Data Collection Technique and Data Quality Control
A pretested interviewer-administered structured questionnaire (see Additional file 1) adapted from WHO recommendations regarding COVID-19 prevention practices and a previous similar study was used to collect the data (13,17,18). The tool includes the sociodemographic characteristics of the study participants (age, sex, religion, residence, ethnicity, marital status, occupational status, educational status, family size), knowledge questions about COVID-19 (which includes about clinical symptoms, transmission, risk factors, treatment, and vulnerable groups), attitude questions (mainly about the success of the control at an individual and national level, the effectiveness of local treatments such as hot drinks, and the probability of the occurrence of the virus in the locality), practice questions (about risky and positive behaviors practiced recently) and others. The questionnaire was prepared in English and translated to the local language (Amharic) by a language expert. It was also back-translated to English by another expert to ensure its consistency. The Amharic version questionnaire was used to collect the data. To assure the quality of the data, two days of training was given before data collection for data collectors and supervisors about the objective of the study, techniques of data collection, different ethical issues, and care to be taken regarding COVID-19 during data collection. A pretest was performed on 10% of the total sample size in the comparable Kebeles that were not included in the actual study, and some modifications were added to the tool. Data were collected by thirty diploma nurses, and the overall collection process was supervised by ten BSc nurses. The supervisors checked each filled questionnaire for completeness during the data collection.
Variables and measurement
The outcome variable of this study was the practice of COVID-19 prevention methods. The independent variables were sociodemographic characteristics (age, sex, residence, ethnicity, marital status, occupational status, educational status, family size), knowledge about COVID-19, attitude toward COVID-19 prevention methods, intention to seek care and perceived mortality.
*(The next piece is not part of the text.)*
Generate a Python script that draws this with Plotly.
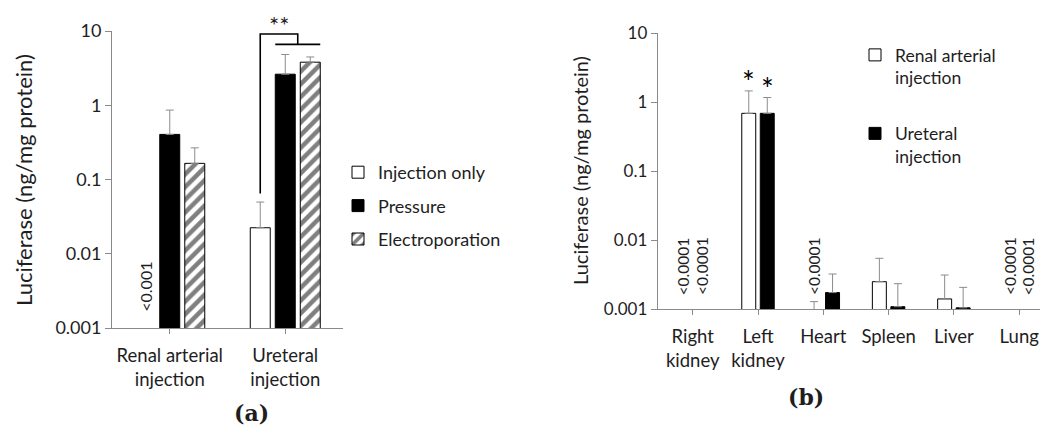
import numpy as np
import plotly.graph_objects as go

# ---------------- data ----------------
# Panel (a)
cats_a = ["Renal arterial<br>injection", "Ureteral<br>injection"]
series_a = ["Injection only", "Pressure", "Electroporation"]
inj_only = [None, 0.0224]
inj_only_err = [None, 0.0497]
pressure = [0.405, 2.62]
pressure_err = [0.86, 4.83]
electro = [0.165, 3.80]
electro_err = [0.267, 4.47]
below_a = [("Injection only", 0, "<0.001")]

# Panel (b)
cats_b = ["Right<br>kidney", "Left<br>kidney", "Heart", "Spleen", "Liver", "Lung"]
series_b = ["Renal arterial<br>injection", "Ureteral<br>injection"]
renal_b = [None, 0.69, 0.0001, 0.00249, 0.0014, None]
renal_b_err = [None, 1.46, 0.00128, 0.00544, 0.00311, None]
ureter_b = [None, 0.69, 0.00173, 0.00108, 0.00104, None]
ureter_b_err = [None, 1.17, 0.00322, 0.00233, 0.00206, None]
below_b = [(0, 0, "<0.0001"), (0, 1, "<0.0001"), (2, 0, "<0.0001"),
           (5, 0, "<0.0001"), (5, 1, "<0.0001")]
stars_b = [(1, 0, "*"), (1, 1, "*")]

ytick_vals = [0.001, 0.01, 0.1, 1, 10]
ytick_text = ["0.001", "0.01", "0.1", "1", "10"]
ytitle = "Luciferase (ng/mg protein)"

# ---------------- style ----------------
FONT = "Lato"
TXT = "#1e1e1e"
AX = "#8a8a8a"
ERR = "#8c8c8c"

# the page body has an 8px margin: the figure is sized so that it fits the window
OX, OY = 8, 8
FW, FH = 1040, 418


def px(x):
    return (x - OX) / FW


def py(y):
    return 1 - (y - OY) / FH


wa, offs_a = 0.173, [-0.2165, 0.0, 0.2165]
wb, offs_b = 0.214, [-0.1416, 0.1416]


def err_plus(vals, tops):
    return [None if (v is None or t is None) else t - v for v, t in zip(vals, tops)]


def errdict(vals, tops):
    return dict(type="data", symmetric=False, array=err_plus(vals, tops),
                arrayminus=[0] * len(vals), color=ERR, thickness=1, width=4)


fig = go.Figure()
idx_a = np.arange(len(cats_a))
idx_b = np.arange(len(cats_b))

styles_a = [
    dict(color="white", line=dict(color="black", width=1)),
    dict(color="black", line=dict(color="black", width=1)),
    dict(color="white", line=dict(color="black", width=1),
         pattern=dict(shape="/", fgcolor="black", bgcolor="white", size=9, solidity=0.5)),
]
vals_a = [inj_only, pressure, electro]
errs_a = [inj_only_err, pressure_err, electro_err]
for k in range(3):
    fig.add_trace(go.Bar(
        x=idx_a + offs_a[k], y=vals_a[k], width=wa, name=series_a[k],
        marker=styles_a[k], error_y=errdict(vals_a[k], errs_a[k]),
        xaxis="x", yaxis="y", legend="legend", legendgroup=series_a[k],
    ))

styles_b = [
    dict(color="white", line=dict(color="black", width=1)),
    dict(color="black", line=dict(color="black", width=1)),
]
vals_b = [renal_b, ureter_b]
errs_b = [renal_b_err, ureter_b_err]
for k in range(2):
    fig.add_trace(go.Bar(
        x=idx_b + offs_b[k], y=vals_b[k], width=wb, name=series_b[k],
        marker=styles_b[k], error_y=errdict(vals_b[k], errs_b[k]),
        xaxis="x2", yaxis="y2", legend="legend2", legendgroup="b%d" % k,
    ))

# significance bracket in panel (a)
xi = 1 + offs_a[0]
xl = 1 + offs_a[1] - wa / 2
xr = 1 + offs_a[2] + wa / 2
xm = (xl + xr) / 2
y_base = inj_only_err[1] * 1.3
y_top = 9.1
y_low = 6.6
fig.add_trace(go.Scatter(
    x=[xi, xi, xm, xm], y=[y_base, y_top, y_top, y_low],
    mode="lines", line=dict(color="black", width=1.6), showlegend=False,
    hoverinfo="skip", xaxis="x", yaxis="y", cliponaxis=False))
fig.add_trace(go.Scatter(
    x=[xl, xr], y=[y_low, y_low], mode="lines", line=dict(color="black", width=1.6),
    showlegend=False, hoverinfo="skip", xaxis="x", yaxis="y", cliponaxis=False))

ann = []
ann.append(dict(x=(xi + xm) / 2, y=np.log10(y_top), xref="x", yref="y",
                text="**", showarrow=False, xanchor="center", yanchor="bottom", yshift=-7,
                font=dict(family=FONT, size=24, color=TXT)))
for ser, ci, t in below_a:
    k = series_a.index(ser)
    ann.append(dict(x=ci + offs_a[k], y=-3, xref="x", yref="y", text=t, textangle=-90,
                    showarrow=False, xanchor="center", yanchor="bottom", yshift=14,
                    font=dict(family=FONT, size=16, color=TXT)))
for ci, k, t in below_b:
    ann.append(dict(x=ci + offs_b[k], y=-3, xref="x2", yref="y2", text=t, textangle=-90,
                    showarrow=False, xanchor="center", yanchor="bottom", yshift=12,
                    font=dict(family=FONT, size=15.5, color=TXT)))
for ci, k, t in stars_b:
    top = [renal_b_err, ureter_b_err][k][ci]
    ann.append(dict(x=ci + offs_b[k], y=np.log10(top), xref="x2", yref="y2", text=t,
                    showarrow=False, xanchor="center", yanchor="bottom", yshift=-10,
                    font=dict(family=FONT, size=30, color="black")))
# axis titles
ann.append(dict(x=px(24), y=py(180), xref="paper", yref="paper", text=ytitle, textangle=-90,
                showarrow=False, xanchor="center", yanchor="middle",
                font=dict(family=FONT, size=22, color=TXT)))
ann.append(dict(x=px(580), y=py(171), xref="paper", yref="paper", text=ytitle, textangle=-90,
                showarrow=False, xanchor="center", yanchor="middle",
                font=dict(family=FONT, size=20, color=TXT)))
# panel labels
ann.append(dict(x=px(251), y=py(413), xref="paper", yref="paper", text="<b>(a)</b>",
                showarrow=False, xanchor="center", yanchor="middle",
                font=dict(family="DejaVu Serif", size=22, color=TXT)))
ann.append(dict(x=px(806), y=py(397), xref="paper", yref="paper", text="<b>(b)</b>",
                showarrow=False, xanchor="center", yanchor="middle",
                font=dict(family="DejaVu Serif", size=22, color=TXT)))

xcommon = dict(showline=True, linecolor=AX, linewidth=1, ticks="outside", tickcolor=AX,
               ticklen=5, showgrid=False, zeroline=False, automargin=False)
ycommon = dict(type="log", range=[-3, 1], tickvals=ytick_vals, ticktext=ytick_text,
               showline=True, linecolor=AX, linewidth=1, ticks="outside", tickcolor=AX,
               ticklen=6, showgrid=False, zeroline=False, automargin=False)

fig.update_layout(
    width=FW, height=FH, autosize=False,
    margin=dict(l=0, r=0, t=0, b=0, pad=0, autoexpand=False),
    paper_bgcolor="white", plot_bgcolor="white", barmode="overlay",
    font=dict(family=FONT, color=TXT),
    xaxis=dict(domain=[px(112), px(343)], range=[-0.5, 1.5], tickvals=list(idx_a), ticktext=cats_a,
               ticklabelstandoff=6, tickfont=dict(family=FONT, size=18.5, color=TXT), **xcommon),
    yaxis=dict(domain=[py(328), py(31)], anchor="x",
               tickfont=dict(family=FONT, size=18, color=TXT), **ycommon),
    xaxis2=dict(domain=[px(657.7), px(1048)], range=[-0.536, 5.441], tickvals=list(idx_b),
                ticktext=cats_b, anchor="y2", ticklabelstandoff=6,
                tickfont=dict(family=FONT, size=18.5, color=TXT), **xcommon),
    yaxis2=dict(domain=[py(309), py(33.3)], anchor="x2",
                tickfont=dict(family=FONT, size=17, color=TXT), **ycommon),
    legend=dict(x=px(338), y=py(154), xanchor="left", yanchor="top", traceorder="grouped",
                tracegroupgap=7, font=dict(family=FONT, size=18, color=TXT), bgcolor="rgba(0,0,0,0)"),
    legend2=dict(x=px(855), y=py(37), xanchor="left", yanchor="top", traceorder="grouped",
                 tracegroupgap=30, valign="top", font=dict(family=FONT, size=17.5, color=TXT),
                 bgcolor="rgba(0,0,0,0)"),
    annotations=ann, showlegend=True,
)

fig.write_html("out.html")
The participants were asked 14 knowledge questions, 9 attitude questions, and 8 practice questions. Participants who scored at least the mean score of the above questions for each category were considered to have good knowledge, a positive attitude, and good practice.
Data entry, processing and analysis
Data were entered into Epi data manager version 184.108.40.206 and exported to Statistical Packages for Social Science (SPSS) version 20 for analysis. Data were cleaned to check for outliers and miscoded variables. Furthermore, negatively worded items were reverse scored. Data are presented as tables and proportions (percentages). Binary logistic regression was used to assess the association between the independent variables and an outcome variable. The odds ratio (OR) with its respective 95% confidence interval (CI) and the p-value were used to measure the strength of the association. In the bivariable analysis, variables with p-values <0.25 were considered candidates for multivariable analysis. The final significance was declared at a p-value <0.05.